The new policy has sparked significant concern across the broadband community. Critics argue that the abrupt policy shift forces states to reset their subgrantee selection processes, erasing extensive planning and procurement efforts. Many fear that the new scoring rubric, which prioritizes cost minimization over long-term performance, may result in a wave of awards going to lower-cost technologies like fixed wireless and satellite, even in areas where fiber was previously deemed the most suitable solution.
Broadband equity advocates have warned that this approach could exacerbate the digital divide by funding infrastructure that lacks the scalability, reliability, and capacity of fiber networks. Concerns have also been raised that prioritizing short-term cost savings over durable infrastructure undermines the program’s original intent to make long-term, future-proof investments, particularly in light of global competitors aggressively pursuing fiber deployments.
Blair Levin, a policy advisor at New Street Research, shared with investors that this realignment prioritizes cost-effective solutions, such as satellites and fixed wireless, over traditional fiber buildouts, positioning these alternative providers as likely top beneficiaries under the revised rules. States must now restart their applications within 90 days, potentially delaying broadband deployment by several months but opening the door for these technologies to compete more effectively.

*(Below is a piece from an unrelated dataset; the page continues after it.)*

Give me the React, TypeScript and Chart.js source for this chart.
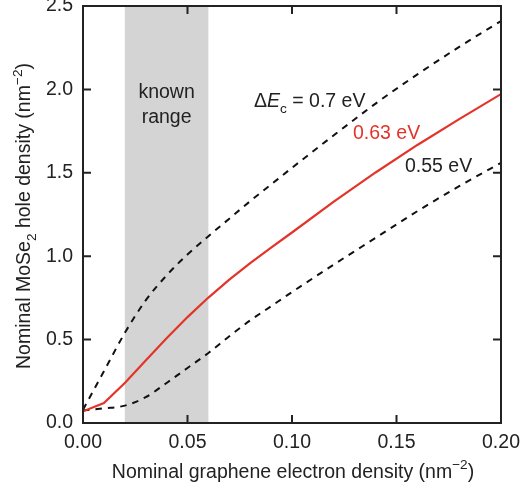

At the same time, Senate Democrats have expressed concern that the new rules represent a rollback from the BEAD program’s original goals. They argue that prioritizing short-term cost savings over lasting, high-capacity infrastructure undermines the long-term viability of rural broadband access
The policy changes echo parts of the Trump-era approach, which critics say was too favorable toward satellite megaprojects, risking a departure from the durable investments that fiber networks offer.